Z wiary i tradycji czerpią dwa sierpniowe wydarzenia, które miały miejsce w Przasnyszu i Skępem.
Sierpień. Ten klasztor jest wielki darem
Przasnysz, 7.08.2021. Obchody jubileuszu 150-lecia obecności mniszek klarysek kapucynek w Przasnyszu ks. Włodzimierz Piętka /Foto GośćMniszki Klaryski Kapucynki świętowały 150 lat obecności w Przasnyszu. - To ważny moment odnowienia naszego charyzmatu: aby dążyć do świętości, służyć Bogu i ludziom przez intensywną modlitwę i cierpienie oraz być świadkami dobroci Boga, polecając świat Maryi Niepokalanej, patronce naszego zakonu - mówiła na początku jubileuszowej Eucharystii opatka Daria Kucińska.
- To jest 150 lat wielkiej służby Bogu i ludziom. My w Przasnyszu najlepiej wiemy, ile siostrom zawdzięczamy. Dziś z 17 tysięcy gardeł przasnyszan rozlega się skromne, ale najszczersze: "dziękujemy" - powiedział w kościele Łukasz Chrostowski, burmistrz Przasnysza.
Mszy św. przewodniczył biskup płocki Piotr Libera. W homilii nazwał przasnyski klasztor sióstr "miejscem wyjątkowym na mapie naszej diecezji i Przasnysza, które - jak zaświadcza historia - cudem powstało i cudem ocalało do dnia dzisiejszego".
- Dziękujmy Bogu za deszcz łask, które obficie zesłał na tę wspólnotę, miasto i naszą diecezję dzięki mniszkom, które wielkodusznie i radykalnie poszły za swym Mistrzem i nie wypuszczają z dłoni płonącej pochodni modlitwy czuwającej i nieustannej, a także strzegą ducha wyrzeczeń i postów. Dziękujmy zwłaszcza za błogosławioną z tego domu - s. Marię Teresę Kowalską, która w czasie drugiej wojny światowej ponad cierpienie i pogardę oprawców postawiła miłość do Chrystusa i do swych współsióstr - mówił ks. biskup.

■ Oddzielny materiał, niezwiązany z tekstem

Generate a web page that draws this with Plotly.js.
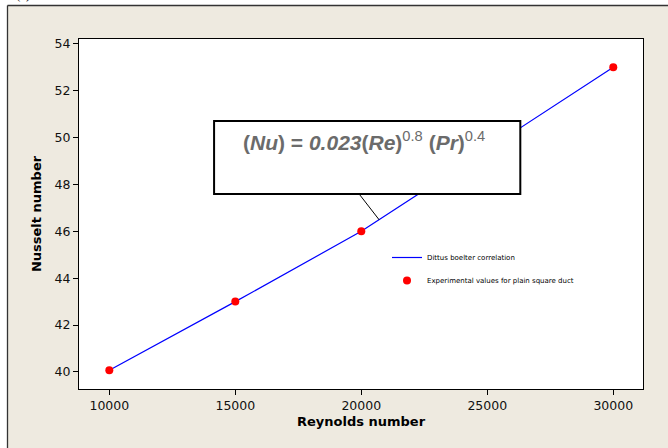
<!DOCTYPE html>
<html>
<head>
<meta charset="utf-8">
<script src="https://cdn.plot.ly/plotly-3.0.1.min.js"></script>
<style>html,body{margin:0;padding:0;background:#fff;}#chart{width:668px;height:448px;}</style>
</head>
<body>
<div id="chart"></div>
<script>
// Data
var reynolds = [10000, 15000, 20000, 30000];
var nuDittus = [40.07, 43, 46, 53];
var nuExperimental = [40.07, 43, 46, 53];
var xTicks = [10000, 15000, 20000, 25000, 30000];
var yTicks = [40, 42, 44, 46, 48, 50, 52, 54];
var seriesNames = ["Dittus boelter correlation", "Experimental values for plain square duct"];
var xTitle = "Reynolds number";
var yTitle = "Nusselt number";
var equationText = "<b>(<i>Nu</i>) = <i>0.023</i>(<i>Re</i>)</b><sup>0.8</sup> <b>(<i>Pr</i>)</b><sup>0.4</sup>";
var panelLabel = "(a)";

var beige = "#EEEAE0";
var tickFont = {family: "DejaVu Sans", size: 12.5, color: "#111"};
var titleFont = {family: "DejaVu Sans", size: 13, color: "#000", weight: "bold"};

var traces = [
  {
    x: reynolds, y: nuDittus, type: "scatter", mode: "lines",
    name: seriesNames[0], legendgroup: "a",
    line: {color: "#0000FF", width: 1.2}
  },
  {
    x: reynolds, y: nuExperimental, type: "scatter", mode: "markers",
    name: seriesNames[1], legendgroup: "b",
    marker: {color: "#FF0000", size: 8}
  }
];

var W = 668, H = 448, L = 79, R = 25, T = 39, B = 59;
var pw = W - L - R, ph = H - T - B;
function px(x) { return (x - L) / pw; }
function py(y) { return (H - B - y) / ph; }

var layout = {
  width: W, height: H,
  margin: {l: L, r: R, t: T, b: B, pad: 0},
  paper_bgcolor: beige,
  plot_bgcolor: "#FFFFFF",
  showlegend: true,
  legend: {
    x: px(387), y: py(243), xanchor: "left", yanchor: "top",
    bgcolor: "rgba(0,0,0,0)", borderwidth: 0,
    font: {family: "DejaVu Sans", size: 7, color: "#000"},
    traceorder: "grouped", tracegroupgap: 4
  },
  xaxis: {
    range: [8797, 31180], tickvals: xTicks, ticktext: xTicks.map(String),
    showgrid: false, zeroline: false,
    showline: true, linecolor: "#000", linewidth: 1, mirror: true,
    ticks: "outside", ticklen: 5, tickcolor: "#000", tickwidth: 1,
    tickfont: tickFont,
    title: {text: xTitle, font: titleFont, standoff: 4}
  },
  yaxis: {
    range: [39.27, 54.21], tickvals: yTicks, ticktext: yTicks.map(String),
    showgrid: false, zeroline: false,
    showline: true, linecolor: "#000", linewidth: 1, mirror: true,
    ticks: "outside", ticklen: 5, tickcolor: "#000", tickwidth: 1,
    tickfont: tickFont,
    title: {text: yTitle, font: titleFont, standoff: 10}
  },
  shapes: [
    {type: "rect", xref: "paper", yref: "paper", x0: px(-5), x1: px(7), y0: py(460), y1: py(-5),
     fillcolor: "#FFFFFF", line: {width: 0}, layer: "below"},
    {type: "rect", xref: "paper", yref: "paper", x0: px(-5), x1: px(680), y0: py(5), y1: py(-5),
     fillcolor: "#FFFFFF", line: {width: 0}, layer: "below"},
    {type: "line", xref: "paper", yref: "paper", x0: px(7.5), x1: px(7.5), y0: py(5.5), y1: py(460),
     line: {color: "#333", width: 1.3}},
    {type: "line", xref: "paper", yref: "paper", x0: px(7.5), x1: px(680), y0: py(5.5), y1: py(5.5),
     line: {color: "#333", width: 1.3}},
    {type: "rect", xref: "x", yref: "y", x0: 14158, x1: 26311, y0: 47.59, y1: 50.71,
     fillcolor: "#FFFFFF", line: {color: "#000", width: 2}},
    {type: "line", xref: "x", yref: "y", x0: 19917, y0: 47.59, x1: 20711, y1: 46.49,
     line: {color: "#000", width: 1}}
  ],
  annotations: [
    {xref: "x", yref: "y", x: 20115, y: 49.84, text: equationText, showarrow: false,
     xanchor: "center", yanchor: "middle",
     font: {family: "Liberation Sans", size: 21, color: "#6B6B6B"}},
    {xref: "paper", yref: "paper", x: px(14), y: py(4), text: panelLabel, showarrow: false,
     xanchor: "left", yanchor: "bottom",
     font: {family: "Liberation Serif", size: 13, color: "#000"}}
  ]
};

Plotly.newPlot("chart", traces, layout, {displayModeBar: false, staticPlot: true});
</script>
</body>
</html>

Sierpień. Po maryjnych dróżkach w Skępem
Skępe, 13.08.2021. Sanktuarium Matki Bożej Skępskiej - Procesja Zaśnięcia NMP Agnieszka Małecka /Foto GośćW Skępem 14 sierpnia, przed uroczystością Wniebowzięcia NMP, wzorując się na tradycji z Kalwarii Zebrzydowskiej, parafianie i pielgrzymi m.in. z Płocka wraz z figurą śpiącej Matki Bożej przemierzyli trasę od sanktuarium, przez ul. Klasztorną, do kapliczki w Borku, a następnie powrócili do kościoła. Skępska procesja miała wyjątkową oprawę; figura złożona w otwartej trumience jechała żałobnym powozem - karetą zaprzężoną w dwa konie. W przejściu uczestniczyła m.in. orkiestra dęta, strażacy oraz grupa pań w strojach regionalnych.
- Dziś wpatrujemy się w naszą Panią i Matkę, biorąc z Niej wzór, jak żyć każdego dnia, by stawać się coraz lepszym, by piąć się coraz wyżej ku niebu. Ona jako najlepsza matka pragnie wniebowzięcia każdego z nas - mówił o. Ekspedyt Osiadacz OFM, kustosz sanktuarium i gwardian bernardyńskiego klasztoru w Skępem.